━━━ Data lines
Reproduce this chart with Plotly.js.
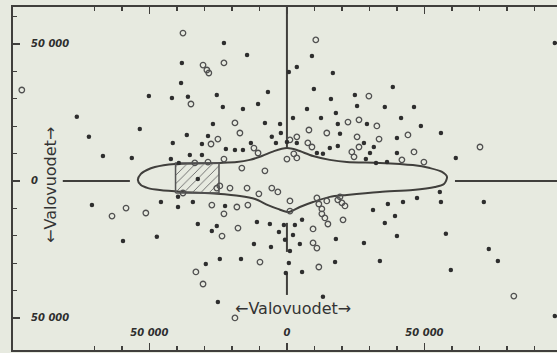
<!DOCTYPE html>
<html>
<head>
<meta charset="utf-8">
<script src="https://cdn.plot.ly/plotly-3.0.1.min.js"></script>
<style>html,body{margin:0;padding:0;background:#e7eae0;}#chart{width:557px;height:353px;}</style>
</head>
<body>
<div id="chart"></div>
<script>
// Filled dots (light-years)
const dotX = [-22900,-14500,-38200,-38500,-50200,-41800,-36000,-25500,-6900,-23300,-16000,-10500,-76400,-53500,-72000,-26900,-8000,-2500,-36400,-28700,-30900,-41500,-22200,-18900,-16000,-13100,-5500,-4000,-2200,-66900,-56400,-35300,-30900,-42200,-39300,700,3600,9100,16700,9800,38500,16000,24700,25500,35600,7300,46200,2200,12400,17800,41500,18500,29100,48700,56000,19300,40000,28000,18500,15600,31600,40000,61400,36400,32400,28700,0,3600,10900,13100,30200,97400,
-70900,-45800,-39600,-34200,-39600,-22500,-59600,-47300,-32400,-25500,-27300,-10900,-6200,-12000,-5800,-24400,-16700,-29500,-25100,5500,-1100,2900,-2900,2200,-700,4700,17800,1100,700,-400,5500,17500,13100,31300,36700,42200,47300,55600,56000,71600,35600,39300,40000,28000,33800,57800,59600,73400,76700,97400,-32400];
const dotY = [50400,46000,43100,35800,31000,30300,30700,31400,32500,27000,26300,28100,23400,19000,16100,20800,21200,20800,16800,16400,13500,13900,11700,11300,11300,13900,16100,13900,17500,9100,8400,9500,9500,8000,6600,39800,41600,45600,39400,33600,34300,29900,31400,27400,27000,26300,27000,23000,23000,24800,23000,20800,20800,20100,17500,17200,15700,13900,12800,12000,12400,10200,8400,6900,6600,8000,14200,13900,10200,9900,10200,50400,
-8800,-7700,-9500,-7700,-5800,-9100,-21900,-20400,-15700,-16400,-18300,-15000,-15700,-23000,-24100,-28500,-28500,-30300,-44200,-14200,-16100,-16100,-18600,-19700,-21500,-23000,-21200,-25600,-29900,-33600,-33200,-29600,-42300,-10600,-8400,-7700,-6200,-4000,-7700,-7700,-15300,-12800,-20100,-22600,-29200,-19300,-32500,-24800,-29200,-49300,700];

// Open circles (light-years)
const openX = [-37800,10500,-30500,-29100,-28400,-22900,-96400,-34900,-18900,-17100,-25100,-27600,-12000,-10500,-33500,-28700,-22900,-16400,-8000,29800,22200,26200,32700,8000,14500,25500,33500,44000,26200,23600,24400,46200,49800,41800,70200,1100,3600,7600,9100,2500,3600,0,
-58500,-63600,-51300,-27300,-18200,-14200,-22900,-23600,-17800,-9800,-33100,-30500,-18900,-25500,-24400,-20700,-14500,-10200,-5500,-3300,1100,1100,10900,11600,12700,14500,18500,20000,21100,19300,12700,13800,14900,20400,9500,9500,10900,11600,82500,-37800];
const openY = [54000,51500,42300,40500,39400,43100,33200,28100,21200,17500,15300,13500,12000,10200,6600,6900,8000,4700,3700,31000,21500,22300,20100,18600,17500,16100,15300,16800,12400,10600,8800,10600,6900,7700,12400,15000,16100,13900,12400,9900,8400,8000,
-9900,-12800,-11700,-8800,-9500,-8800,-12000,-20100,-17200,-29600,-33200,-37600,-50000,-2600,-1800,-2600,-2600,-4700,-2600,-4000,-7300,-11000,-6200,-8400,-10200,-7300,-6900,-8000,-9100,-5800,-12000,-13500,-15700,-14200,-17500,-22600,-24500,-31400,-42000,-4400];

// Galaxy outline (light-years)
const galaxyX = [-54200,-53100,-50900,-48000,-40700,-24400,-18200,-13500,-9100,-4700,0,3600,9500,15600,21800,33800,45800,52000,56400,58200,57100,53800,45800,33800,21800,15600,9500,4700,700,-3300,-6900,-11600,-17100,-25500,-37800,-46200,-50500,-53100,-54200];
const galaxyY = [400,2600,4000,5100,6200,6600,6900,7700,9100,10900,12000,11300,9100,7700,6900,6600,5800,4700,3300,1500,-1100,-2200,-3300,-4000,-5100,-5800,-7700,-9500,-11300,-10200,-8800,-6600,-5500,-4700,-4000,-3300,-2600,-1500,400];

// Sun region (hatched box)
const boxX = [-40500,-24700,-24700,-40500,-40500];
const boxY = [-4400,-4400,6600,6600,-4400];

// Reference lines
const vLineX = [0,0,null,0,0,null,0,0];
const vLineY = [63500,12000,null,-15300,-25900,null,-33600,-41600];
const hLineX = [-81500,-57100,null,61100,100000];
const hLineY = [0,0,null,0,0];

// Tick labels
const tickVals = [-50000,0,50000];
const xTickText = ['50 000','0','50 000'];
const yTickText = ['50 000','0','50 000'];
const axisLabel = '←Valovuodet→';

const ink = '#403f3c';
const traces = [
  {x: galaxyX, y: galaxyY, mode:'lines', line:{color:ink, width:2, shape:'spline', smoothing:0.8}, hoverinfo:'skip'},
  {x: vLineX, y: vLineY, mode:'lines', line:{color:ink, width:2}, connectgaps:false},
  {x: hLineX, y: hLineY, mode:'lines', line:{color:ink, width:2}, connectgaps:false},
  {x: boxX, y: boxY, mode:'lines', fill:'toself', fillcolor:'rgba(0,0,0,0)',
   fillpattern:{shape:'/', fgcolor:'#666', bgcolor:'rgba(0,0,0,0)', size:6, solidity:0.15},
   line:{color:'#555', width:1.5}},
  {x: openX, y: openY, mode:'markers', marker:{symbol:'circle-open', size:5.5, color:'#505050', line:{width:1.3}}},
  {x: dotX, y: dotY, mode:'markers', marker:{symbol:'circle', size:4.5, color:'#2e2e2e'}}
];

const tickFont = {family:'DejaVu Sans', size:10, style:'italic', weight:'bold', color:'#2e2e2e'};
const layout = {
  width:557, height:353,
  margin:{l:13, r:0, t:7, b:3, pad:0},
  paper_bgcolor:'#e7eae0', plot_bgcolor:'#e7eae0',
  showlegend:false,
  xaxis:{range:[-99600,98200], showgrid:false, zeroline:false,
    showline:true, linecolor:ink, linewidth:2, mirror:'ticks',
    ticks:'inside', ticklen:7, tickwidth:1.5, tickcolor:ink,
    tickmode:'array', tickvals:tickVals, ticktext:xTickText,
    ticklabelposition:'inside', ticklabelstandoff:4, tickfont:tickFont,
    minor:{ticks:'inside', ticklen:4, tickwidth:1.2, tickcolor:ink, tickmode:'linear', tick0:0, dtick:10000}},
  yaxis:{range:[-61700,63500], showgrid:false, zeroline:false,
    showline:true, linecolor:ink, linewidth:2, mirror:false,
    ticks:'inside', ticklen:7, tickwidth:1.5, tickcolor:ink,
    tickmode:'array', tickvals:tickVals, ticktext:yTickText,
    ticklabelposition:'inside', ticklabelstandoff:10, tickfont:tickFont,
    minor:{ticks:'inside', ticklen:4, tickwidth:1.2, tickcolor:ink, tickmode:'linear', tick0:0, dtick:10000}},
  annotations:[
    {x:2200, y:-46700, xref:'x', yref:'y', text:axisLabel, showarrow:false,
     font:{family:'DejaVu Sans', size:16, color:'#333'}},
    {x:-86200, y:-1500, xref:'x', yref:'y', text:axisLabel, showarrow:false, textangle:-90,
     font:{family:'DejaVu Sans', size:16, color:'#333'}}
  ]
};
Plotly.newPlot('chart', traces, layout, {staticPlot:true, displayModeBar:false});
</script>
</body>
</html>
━━━━━━
Task objective
Print the listing above in full, exactly as written. Omit any pictures.

Result of this exercise
Reproduce this chart with Plotly.js.
<!DOCTYPE html>
<html>
<head>
<meta charset="utf-8">
<script src="https://cdn.plot.ly/plotly-3.0.1.min.js"></script>
<style>html,body{margin:0;padding:0;background:#e7eae0;}#chart{width:557px;height:353px;}</style>
</head>
<body>
<div id="chart"></div>
<script>
// Filled dots (light-years)
const dotX = [-22900,-14500,-38200,-38500,-50200,-41800,-36000,-25500,-6900,-23300,-16000,-10500,-76400,-53500,-72000,-26900,-8000,-2500,-36400,-28700,-30900,-41500,-22200,-18900,-16000,-13100,-5500,-4000,-2200,-66900,-56400,-35300,-30900,-42200,-39300,700,3600,9100,16700,9800,38500,16000,24700,25500,35600,7300,46200,2200,12400,17800,41500,18500,29100,48700,56000,19300,40000,28000,18500,15600,31600,40000,61400,36400,32400,28700,0,3600,10900,13100,30200,97400,
-70900,-45800,-39600,-34200,-39600,-22500,-59600,-47300,-32400,-25500,-27300,-10900,-6200,-12000,-5800,-24400,-16700,-29500,-25100,5500,-1100,2900,-2900,2200,-700,4700,17800,1100,700,-400,5500,17500,13100,31300,36700,42200,47300,55600,56000,71600,35600,39300,40000,28000,33800,57800,59600,73400,76700,97400,-32400];
const dotY = [50400,46000,43100,35800,31000,30300,30700,31400,32500,27000,26300,28100,23400,19000,16100,20800,21200,20800,16800,16400,13500,13900,11700,11300,11300,13900,16100,13900,17500,9100,8400,9500,9500,8000,6600,39800,41600,45600,39400,33600,34300,29900,31400,27400,27000,26300,27000,23000,23000,24800,23000,20800,20800,20100,17500,17200,15700,13900,12800,12000,12400,10200,8400,6900,6600,8000,14200,13900,10200,9900,10200,50400,
-8800,-7700,-9500,-7700,-5800,-9100,-21900,-20400,-15700,-16400,-18300,-15000,-15700,-23000,-24100,-28500,-28500,-30300,-44200,-14200,-16100,-16100,-18600,-19700,-21500,-23000,-21200,-25600,-29900,-33600,-33200,-29600,-42300,-10600,-8400,-7700,-6200,-4000,-7700,-7700,-15300,-12800,-20100,-22600,-29200,-19300,-32500,-24800,-29200,-49300,700];

// Open circles (light-years)
const openX = [-37800,10500,-30500,-29100,-28400,-22900,-96400,-34900,-18900,-17100,-25100,-27600,-12000,-10500,-33500,-28700,-22900,-16400,-8000,29800,22200,26200,32700,8000,14500,25500,33500,44000,26200,23600,24400,46200,49800,41800,70200,1100,3600,7600,9100,2500,3600,0,
-58500,-63600,-51300,-27300,-18200,-14200,-22900,-23600,-17800,-9800,-33100,-30500,-18900,-25500,-24400,-20700,-14500,-10200,-5500,-3300,1100,1100,10900,11600,12700,14500,18500,20000,21100,19300,12700,13800,14900,20400,9500,9500,10900,11600,82500,-37800];
const openY = [54000,51500,42300,40500,39400,43100,33200,28100,21200,17500,15300,13500,12000,10200,6600,6900,8000,4700,3700,31000,21500,22300,20100,18600,17500,16100,15300,16800,12400,10600,8800,10600,6900,7700,12400,15000,16100,13900,12400,9900,8400,8000,
-9900,-12800,-11700,-8800,-9500,-8800,-12000,-20100,-17200,-29600,-33200,-37600,-50000,-2600,-1800,-2600,-2600,-4700,-2600,-4000,-7300,-11000,-6200,-8400,-10200,-7300,-6900,-8000,-9100,-5800,-12000,-13500,-15700,-14200,-17500,-22600,-24500,-31400,-42000,-4400];

// Galaxy outline (light-years)
const galaxyX = [-54200,-53100,-50900,-48000,-40700,-24400,-18200,-13500,-9100,-4700,0,3600,9500,15600,21800,33800,45800,52000,56400,58200,57100,53800,45800,33800,21800,15600,9500,4700,700,-3300,-6900,-11600,-17100,-25500,-37800,-46200,-50500,-53100,-54200];
const galaxyY = [400,2600,4000,5100,6200,6600,6900,7700,9100,10900,12000,11300,9100,7700,6900,6600,5800,4700,3300,1500,-1100,-2200,-3300,-4000,-5100,-5800,-7700,-9500,-11300,-10200,-8800,-6600,-5500,-4700,-4000,-3300,-2600,-1500,400];

// Sun region (hatched box)
const boxX = [-40500,-24700,-24700,-40500,-40500];
const boxY = [-4400,-4400,6600,6600,-4400];

// Reference lines
const vLineX = [0,0,null,0,0,null,0,0];
const vLineY = [63500,12000,null,-15300,-25900,null,-33600,-41600];
const hLineX = [-81500,-57100,null,61100,100000];
const hLineY = [0,0,null,0,0];

// Tick labels
const tickVals = [-50000,0,50000];
const xTickText = ['50 000','0','50 000'];
const yTickText = ['50 000','0','50 000'];
const axisLabel = '←Valovuodet→';

const ink = '#403f3c';
const traces = [
  {x: galaxyX, y: galaxyY, mode:'lines', line:{color:ink, width:2, shape:'spline', smoothing:0.8}, hoverinfo:'skip'},
  {x: vLineX, y: vLineY, mode:'lines', line:{color:ink, width:2}, connectgaps:false},
  {x: hLineX, y: hLineY, mode:'lines', line:{color:ink, width:2}, connectgaps:false},
  {x: boxX, y: boxY, mode:'lines', fill:'toself', fillcolor:'rgba(0,0,0,0)',
   fillpattern:{shape:'/', fgcolor:'#666', bgcolor:'rgba(0,0,0,0)', size:6, solidity:0.15},
   line:{color:'#555', width:1.5}},
  {x: openX, y: openY, mode:'markers', marker:{symbol:'circle-open', size:5.5, color:'#505050', line:{width:1.3}}},
  {x: dotX, y: dotY, mode:'markers', marker:{symbol:'circle', size:4.5, color:'#2e2e2e'}}
];

const tickFont = {family:'DejaVu Sans', size:10, style:'italic', weight:'bold', color:'#2e2e2e'};
const layout = {
  width:557, height:353,
  margin:{l:13, r:0, t:7, b:3, pad:0},
  paper_bgcolor:'#e7eae0', plot_bgcolor:'#e7eae0',
  showlegend:false,
  xaxis:{range:[-99600,98200], showgrid:false, zeroline:false,
    showline:true, linecolor:ink, linewidth:2, mirror:'ticks',
    ticks:'inside', ticklen:7, tickwidth:1.5, tickcolor:ink,
    tickmode:'array', tickvals:tickVals, ticktext:xTickText,
    ticklabelposition:'inside', ticklabelstandoff:4, tickfont:tickFont,
    minor:{ticks:'inside', ticklen:4, tickwidth:1.2, tickcolor:ink, tickmode:'linear', tick0:0, dtick:10000}},
  yaxis:{range:[-61700,63500], showgrid:false, zeroline:false,
    showline:true, linecolor:ink, linewidth:2, mirror:false,
    ticks:'inside', ticklen:7, tickwidth:1.5, tickcolor:ink,
    tickmode:'array', tickvals:tickVals, ticktext:yTickText,
    ticklabelposition:'inside', ticklabelstandoff:10, tickfont:tickFont,
    minor:{ticks:'inside', ticklen:4, tickwidth:1.2, tickcolor:ink, tickmode:'linear', tick0:0, dtick:10000}},
  annotations:[
    {x:2200, y:-46700, xref:'x', yref:'y', text:axisLabel, showarrow:false,
     font:{family:'DejaVu Sans', size:16, color:'#333'}},
    {x:-86200, y:-1500, xref:'x', yref:'y', text:axisLabel, showarrow:false, textangle:-90,
     font:{family:'DejaVu Sans', size:16, color:'#333'}}
  ]
};
Plotly.newPlot('chart', traces, layout, {staticPlot:true, displayModeBar:false});
</script>
</body>
</html>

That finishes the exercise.